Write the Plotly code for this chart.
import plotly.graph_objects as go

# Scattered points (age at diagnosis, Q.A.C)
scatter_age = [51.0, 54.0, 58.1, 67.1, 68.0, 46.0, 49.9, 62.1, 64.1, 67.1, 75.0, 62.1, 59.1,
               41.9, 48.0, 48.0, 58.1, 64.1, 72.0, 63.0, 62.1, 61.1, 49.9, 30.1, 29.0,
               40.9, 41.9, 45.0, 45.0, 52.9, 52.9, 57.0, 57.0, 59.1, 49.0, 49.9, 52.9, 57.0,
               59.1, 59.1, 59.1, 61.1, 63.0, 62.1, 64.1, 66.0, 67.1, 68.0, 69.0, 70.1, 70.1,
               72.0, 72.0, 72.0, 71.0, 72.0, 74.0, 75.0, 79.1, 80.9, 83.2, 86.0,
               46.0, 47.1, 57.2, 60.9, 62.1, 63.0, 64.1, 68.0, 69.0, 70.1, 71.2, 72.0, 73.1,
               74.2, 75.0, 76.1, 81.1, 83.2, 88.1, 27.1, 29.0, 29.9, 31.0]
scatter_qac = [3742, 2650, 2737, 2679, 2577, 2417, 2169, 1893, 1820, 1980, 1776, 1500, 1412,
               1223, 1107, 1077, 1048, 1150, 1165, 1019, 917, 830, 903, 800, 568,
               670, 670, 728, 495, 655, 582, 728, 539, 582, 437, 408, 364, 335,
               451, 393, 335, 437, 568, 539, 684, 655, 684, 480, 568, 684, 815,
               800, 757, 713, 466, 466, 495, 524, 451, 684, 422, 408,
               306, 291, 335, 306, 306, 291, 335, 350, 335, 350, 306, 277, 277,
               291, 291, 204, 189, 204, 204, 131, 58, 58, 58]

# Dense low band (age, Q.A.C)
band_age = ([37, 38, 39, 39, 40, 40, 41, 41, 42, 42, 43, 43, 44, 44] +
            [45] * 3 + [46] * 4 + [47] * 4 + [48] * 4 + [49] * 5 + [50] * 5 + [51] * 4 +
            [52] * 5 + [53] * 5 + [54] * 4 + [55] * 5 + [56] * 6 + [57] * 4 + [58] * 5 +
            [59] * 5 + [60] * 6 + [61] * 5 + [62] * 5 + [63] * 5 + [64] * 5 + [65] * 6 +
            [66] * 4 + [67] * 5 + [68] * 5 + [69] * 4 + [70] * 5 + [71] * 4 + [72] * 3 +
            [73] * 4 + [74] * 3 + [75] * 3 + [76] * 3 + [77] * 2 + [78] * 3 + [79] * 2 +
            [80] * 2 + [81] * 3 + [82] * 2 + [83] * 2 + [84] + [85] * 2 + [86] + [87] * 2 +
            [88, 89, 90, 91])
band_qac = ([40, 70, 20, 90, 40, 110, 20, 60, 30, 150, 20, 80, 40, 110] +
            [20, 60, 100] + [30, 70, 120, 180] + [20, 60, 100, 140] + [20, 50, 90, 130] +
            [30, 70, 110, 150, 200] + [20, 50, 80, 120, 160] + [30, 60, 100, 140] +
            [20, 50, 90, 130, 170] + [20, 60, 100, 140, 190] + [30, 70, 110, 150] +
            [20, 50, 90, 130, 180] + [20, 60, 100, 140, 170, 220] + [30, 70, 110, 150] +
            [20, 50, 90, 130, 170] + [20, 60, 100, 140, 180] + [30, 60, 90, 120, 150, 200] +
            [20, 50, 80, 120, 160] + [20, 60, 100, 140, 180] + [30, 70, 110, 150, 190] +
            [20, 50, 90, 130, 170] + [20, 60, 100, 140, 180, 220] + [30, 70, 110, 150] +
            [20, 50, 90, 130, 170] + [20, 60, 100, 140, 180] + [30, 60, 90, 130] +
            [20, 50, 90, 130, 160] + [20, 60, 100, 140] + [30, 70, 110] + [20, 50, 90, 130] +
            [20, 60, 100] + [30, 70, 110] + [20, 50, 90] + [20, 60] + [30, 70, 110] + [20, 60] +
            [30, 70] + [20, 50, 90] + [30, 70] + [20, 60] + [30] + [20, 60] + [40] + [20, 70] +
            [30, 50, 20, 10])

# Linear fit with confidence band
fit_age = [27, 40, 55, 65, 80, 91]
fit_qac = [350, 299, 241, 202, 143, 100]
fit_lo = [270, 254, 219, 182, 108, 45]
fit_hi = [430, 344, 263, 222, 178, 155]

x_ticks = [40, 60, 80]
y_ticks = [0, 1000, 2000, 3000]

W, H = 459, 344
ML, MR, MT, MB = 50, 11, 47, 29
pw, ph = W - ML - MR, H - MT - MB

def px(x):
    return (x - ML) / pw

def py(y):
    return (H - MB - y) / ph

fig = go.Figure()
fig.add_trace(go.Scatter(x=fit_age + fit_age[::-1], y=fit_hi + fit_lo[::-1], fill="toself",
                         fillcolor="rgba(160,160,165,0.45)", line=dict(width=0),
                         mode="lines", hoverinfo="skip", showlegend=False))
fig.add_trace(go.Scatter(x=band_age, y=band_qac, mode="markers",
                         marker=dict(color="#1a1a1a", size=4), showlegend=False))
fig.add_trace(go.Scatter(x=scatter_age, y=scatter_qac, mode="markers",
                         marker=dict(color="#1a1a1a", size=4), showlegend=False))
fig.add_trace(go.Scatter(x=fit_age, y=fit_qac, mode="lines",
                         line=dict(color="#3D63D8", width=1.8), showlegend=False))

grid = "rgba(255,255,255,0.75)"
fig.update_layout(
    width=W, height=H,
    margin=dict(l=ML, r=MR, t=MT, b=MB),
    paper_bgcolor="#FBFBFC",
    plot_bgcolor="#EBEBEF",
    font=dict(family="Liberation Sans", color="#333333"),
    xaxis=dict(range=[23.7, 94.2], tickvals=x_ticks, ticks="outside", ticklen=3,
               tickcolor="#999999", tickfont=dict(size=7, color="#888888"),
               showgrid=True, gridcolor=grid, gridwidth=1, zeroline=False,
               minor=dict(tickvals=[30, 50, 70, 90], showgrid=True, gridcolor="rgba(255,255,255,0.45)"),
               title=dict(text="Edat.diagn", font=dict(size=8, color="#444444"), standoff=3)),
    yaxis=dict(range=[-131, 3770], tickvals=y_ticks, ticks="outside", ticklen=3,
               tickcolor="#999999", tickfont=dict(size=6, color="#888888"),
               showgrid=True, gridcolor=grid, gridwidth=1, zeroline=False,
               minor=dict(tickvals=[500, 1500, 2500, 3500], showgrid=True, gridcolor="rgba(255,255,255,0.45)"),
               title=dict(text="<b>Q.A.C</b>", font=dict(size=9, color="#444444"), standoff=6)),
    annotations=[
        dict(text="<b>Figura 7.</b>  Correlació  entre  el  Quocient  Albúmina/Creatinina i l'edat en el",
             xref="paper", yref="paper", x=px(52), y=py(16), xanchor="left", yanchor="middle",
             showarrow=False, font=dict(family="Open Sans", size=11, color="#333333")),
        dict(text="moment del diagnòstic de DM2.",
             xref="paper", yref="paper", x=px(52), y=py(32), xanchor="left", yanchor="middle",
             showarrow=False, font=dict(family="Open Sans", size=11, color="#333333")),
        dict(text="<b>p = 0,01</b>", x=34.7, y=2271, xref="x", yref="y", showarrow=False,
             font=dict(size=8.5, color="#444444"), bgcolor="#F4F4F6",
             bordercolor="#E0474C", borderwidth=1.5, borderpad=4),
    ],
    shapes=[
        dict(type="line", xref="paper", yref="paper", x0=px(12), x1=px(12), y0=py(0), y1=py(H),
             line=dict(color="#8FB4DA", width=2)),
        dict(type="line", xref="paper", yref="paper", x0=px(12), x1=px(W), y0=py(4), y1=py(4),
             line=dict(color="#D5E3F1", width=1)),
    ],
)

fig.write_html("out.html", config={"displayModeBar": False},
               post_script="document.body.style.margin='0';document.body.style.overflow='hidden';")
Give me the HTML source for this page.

★ ★ ★

Starting with the first line of the data above, copy each line exactly until you reach the line with "import plotly.graph_objects as go"; include that line as well.

→ Response to the task
Write the Plotly code for this chart.
import plotly.graph_objects as go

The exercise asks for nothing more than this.